Despite his inclusion on the credit roll, it is said that 24-year-old Lucas's camera jammed during the performance and none of his footage was used in the movie. 

While Gimme Shelter represented his first on-screen credit, by the time Lucas filmed that concert in December 1969, he had already finished shooting his first movie as director and co-writer. That was THX 1138, an expansion of an award-winning student film. It would not see a release until 1971.



Carrie Fisher (Princess Leia). Debut: Shampoo, 1975.



Carrie Fisher came from showbiz stock, had appeared in cabaret with her mother Debbie Reynolds and had made her Broadway debut in 1973 in her mother's show Irene. But she shot her film debut when she was 18, playing a young woman who propositions Warren Beatty in the political satire Shampoo. Reynolds was reportedly shocked to hear her daughter use the F-word in her first film part.

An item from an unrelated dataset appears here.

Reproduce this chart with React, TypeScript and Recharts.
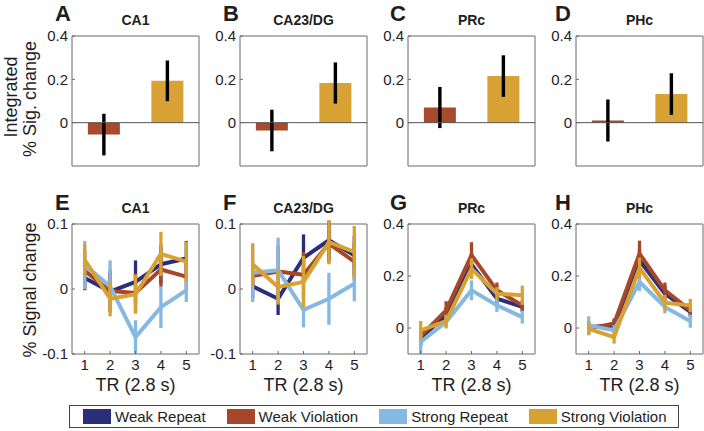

Peter Mayhew (Chewbacca). Sinbad and the Eye of the Tiger, 1977.



Peter Mayhew was the Minotaur in 

Sinbad and the Eye of the Tiger (1977)

Hospital porter Peter Mayhew got his break in the movie business thanks to his large shoe size. 

The producers of the Ray Harryhausen fantasy Sinbad and the Eye of the Tiger spotted him in a newspaper article about people with big feet and called him in to discuss playing the Minotaur. That, in turn, led to him coming to the attention of George Lucas.

Mayhew was 33 when uncredited role in Sinbad reached the screen. By that time, Star Wars was already in the US. But in his native UK, Harryhausen's film helped pass the agonising months when genre fans were waiting for Star Wars to finally cross the Atlantic.



Mark Hamill (Luke Skywalker). Debut: Wizards, 1977.




Mark Hamill had been a busy TV actor since 1970, appearing in episodes of The Bill Cosby Show, The Partridge Family, Cannon and Night Gallery, as well as a longer stint in the soap General Hospital and lending his voice to the 1973 animated series Jeannie. His first role in a feature-length screen production was the TV movie Sarah T. - Portrait of a Teenage Alcoholic in 1975. But if we're counting theatrically-released films, his debt did not come until he provided the voice of Sean in Ralph Bakshi's animated fantasy Wizards, released just three months before Star Wars, when Hamill was 25.  



Anthony Daniels (C-3PO). Debut: Star Wars, 1977.


Anthony Daniels and the C-3PO costume

And finally... He had appeared on stage and radio but Anthony Daniels was the only member of the Star Wars was to have never made a movie before. He was 30 years old when he put on the C-3PO costume.